Provided entries –
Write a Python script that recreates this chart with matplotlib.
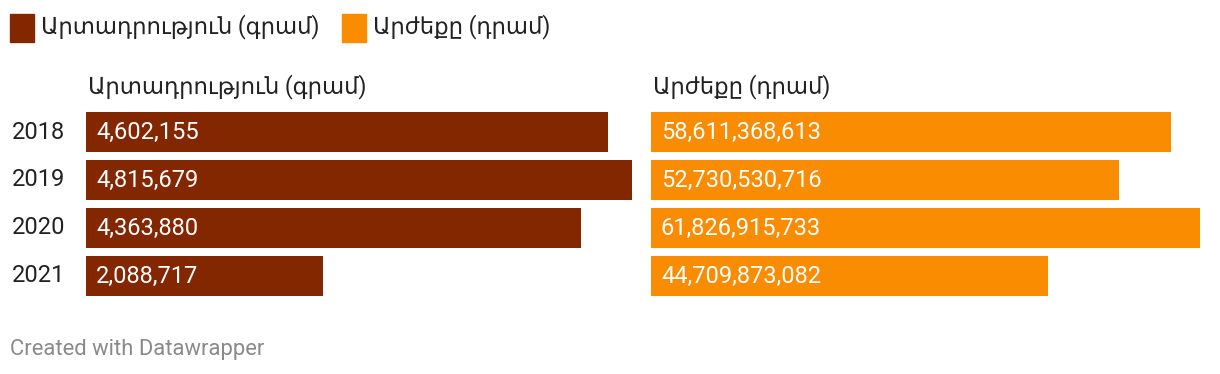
...
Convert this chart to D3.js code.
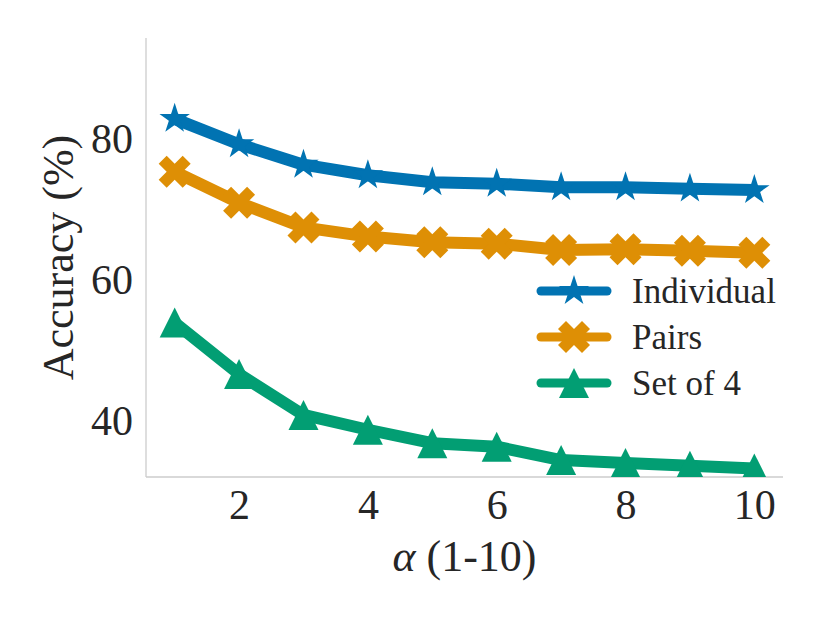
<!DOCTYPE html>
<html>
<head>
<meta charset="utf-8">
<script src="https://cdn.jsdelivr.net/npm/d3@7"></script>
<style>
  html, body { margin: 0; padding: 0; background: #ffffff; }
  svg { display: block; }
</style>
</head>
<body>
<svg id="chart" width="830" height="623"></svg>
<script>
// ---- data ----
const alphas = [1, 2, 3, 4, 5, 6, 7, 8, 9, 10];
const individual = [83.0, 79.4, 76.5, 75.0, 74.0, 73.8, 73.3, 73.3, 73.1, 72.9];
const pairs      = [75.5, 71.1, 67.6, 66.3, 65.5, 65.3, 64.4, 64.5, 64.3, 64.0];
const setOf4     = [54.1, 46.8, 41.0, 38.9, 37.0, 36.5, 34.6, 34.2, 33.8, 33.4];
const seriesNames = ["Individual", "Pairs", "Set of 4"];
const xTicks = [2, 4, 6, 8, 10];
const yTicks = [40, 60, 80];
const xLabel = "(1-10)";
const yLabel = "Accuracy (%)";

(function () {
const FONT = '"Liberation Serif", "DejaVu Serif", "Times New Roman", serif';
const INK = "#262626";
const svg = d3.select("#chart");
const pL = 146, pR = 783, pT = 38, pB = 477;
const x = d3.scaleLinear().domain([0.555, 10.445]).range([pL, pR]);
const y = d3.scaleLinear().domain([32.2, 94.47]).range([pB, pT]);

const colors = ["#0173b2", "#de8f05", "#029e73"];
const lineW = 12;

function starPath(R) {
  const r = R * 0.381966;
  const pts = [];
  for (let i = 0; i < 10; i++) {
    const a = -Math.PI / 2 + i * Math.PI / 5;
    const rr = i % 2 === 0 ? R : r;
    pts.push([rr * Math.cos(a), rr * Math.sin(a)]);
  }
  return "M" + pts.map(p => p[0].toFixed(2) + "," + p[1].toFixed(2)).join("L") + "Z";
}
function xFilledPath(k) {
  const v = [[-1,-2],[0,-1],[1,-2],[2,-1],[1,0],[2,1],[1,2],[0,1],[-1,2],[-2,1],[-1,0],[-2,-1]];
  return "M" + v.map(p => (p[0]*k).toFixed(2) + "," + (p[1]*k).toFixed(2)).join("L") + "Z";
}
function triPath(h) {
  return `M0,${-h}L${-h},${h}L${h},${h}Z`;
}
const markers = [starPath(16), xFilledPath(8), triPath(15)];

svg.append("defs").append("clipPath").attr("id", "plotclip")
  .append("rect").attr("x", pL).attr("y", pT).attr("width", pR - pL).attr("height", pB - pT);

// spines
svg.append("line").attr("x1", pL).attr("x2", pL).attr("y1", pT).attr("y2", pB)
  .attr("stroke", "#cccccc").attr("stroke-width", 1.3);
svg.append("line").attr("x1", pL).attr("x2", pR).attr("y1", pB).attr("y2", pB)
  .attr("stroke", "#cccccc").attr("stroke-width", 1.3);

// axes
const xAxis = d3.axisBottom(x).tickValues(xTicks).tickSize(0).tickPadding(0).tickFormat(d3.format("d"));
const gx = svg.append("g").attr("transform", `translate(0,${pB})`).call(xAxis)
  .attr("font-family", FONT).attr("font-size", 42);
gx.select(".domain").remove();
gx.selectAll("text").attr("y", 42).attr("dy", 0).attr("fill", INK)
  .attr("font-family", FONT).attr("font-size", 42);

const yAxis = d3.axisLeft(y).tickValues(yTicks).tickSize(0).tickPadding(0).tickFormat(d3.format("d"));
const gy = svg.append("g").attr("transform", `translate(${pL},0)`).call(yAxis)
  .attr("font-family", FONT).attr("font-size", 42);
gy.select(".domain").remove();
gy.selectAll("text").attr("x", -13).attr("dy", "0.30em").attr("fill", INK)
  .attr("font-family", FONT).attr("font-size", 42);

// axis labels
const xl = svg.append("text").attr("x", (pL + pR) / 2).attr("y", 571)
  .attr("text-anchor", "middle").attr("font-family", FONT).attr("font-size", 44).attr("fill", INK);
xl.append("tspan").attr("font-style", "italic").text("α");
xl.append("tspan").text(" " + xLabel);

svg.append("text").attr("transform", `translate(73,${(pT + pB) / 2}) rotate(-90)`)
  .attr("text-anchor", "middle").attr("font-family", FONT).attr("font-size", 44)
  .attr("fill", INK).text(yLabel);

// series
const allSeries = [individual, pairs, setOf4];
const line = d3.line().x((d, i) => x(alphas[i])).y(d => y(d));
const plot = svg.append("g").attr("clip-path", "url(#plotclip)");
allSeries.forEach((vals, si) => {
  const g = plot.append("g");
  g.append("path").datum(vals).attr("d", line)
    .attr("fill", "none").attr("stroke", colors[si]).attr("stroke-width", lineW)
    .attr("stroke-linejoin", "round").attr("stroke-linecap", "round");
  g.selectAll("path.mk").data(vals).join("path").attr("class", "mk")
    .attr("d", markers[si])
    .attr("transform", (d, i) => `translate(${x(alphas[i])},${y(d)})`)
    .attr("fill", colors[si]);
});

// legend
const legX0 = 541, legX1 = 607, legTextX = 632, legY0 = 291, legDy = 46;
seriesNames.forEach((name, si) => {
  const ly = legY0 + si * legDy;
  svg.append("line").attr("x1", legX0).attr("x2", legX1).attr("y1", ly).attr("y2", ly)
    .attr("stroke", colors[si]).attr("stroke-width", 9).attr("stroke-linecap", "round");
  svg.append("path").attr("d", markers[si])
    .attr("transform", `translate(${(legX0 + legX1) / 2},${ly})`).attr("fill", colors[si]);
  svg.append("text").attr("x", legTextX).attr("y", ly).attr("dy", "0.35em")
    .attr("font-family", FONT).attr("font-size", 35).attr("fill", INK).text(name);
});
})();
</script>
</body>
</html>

The task – Transcribe exactly the lines between the one containing "Convert this chart to D3.js code." and the one containing "const lineW = 12;", counting both ends. Pictures are not copied.

Result of the exercise –
Convert this chart to D3.js code.
<!DOCTYPE html>
<html>
<head>
<meta charset="utf-8">
<script src="https://cdn.jsdelivr.net/npm/d3@7"></script>
<style>
  html, body { margin: 0; padding: 0; background: #ffffff; }
  svg { display: block; }
</style>
</head>
<body>
<svg id="chart" width="830" height="623"></svg>
<script>
// ---- data ----
const alphas = [1, 2, 3, 4, 5, 6, 7, 8, 9, 10];
const individual = [83.0, 79.4, 76.5, 75.0, 74.0, 73.8, 73.3, 73.3, 73.1, 72.9];
const pairs      = [75.5, 71.1, 67.6, 66.3, 65.5, 65.3, 64.4, 64.5, 64.3, 64.0];
const setOf4     = [54.1, 46.8, 41.0, 38.9, 37.0, 36.5, 34.6, 34.2, 33.8, 33.4];
const seriesNames = ["Individual", "Pairs", "Set of 4"];
const xTicks = [2, 4, 6, 8, 10];
const yTicks = [40, 60, 80];
const xLabel = "(1-10)";
const yLabel = "Accuracy (%)";

(function () {
const FONT = '"Liberation Serif", "DejaVu Serif", "Times New Roman", serif';
const INK = "#262626";
const svg = d3.select("#chart");
const pL = 146, pR = 783, pT = 38, pB = 477;
const x = d3.scaleLinear().domain([0.555, 10.445]).range([pL, pR]);
const y = d3.scaleLinear().domain([32.2, 94.47]).range([pB, pT]);

const colors = ["#0173b2", "#de8f05", "#029e73"];
const lineW = 12;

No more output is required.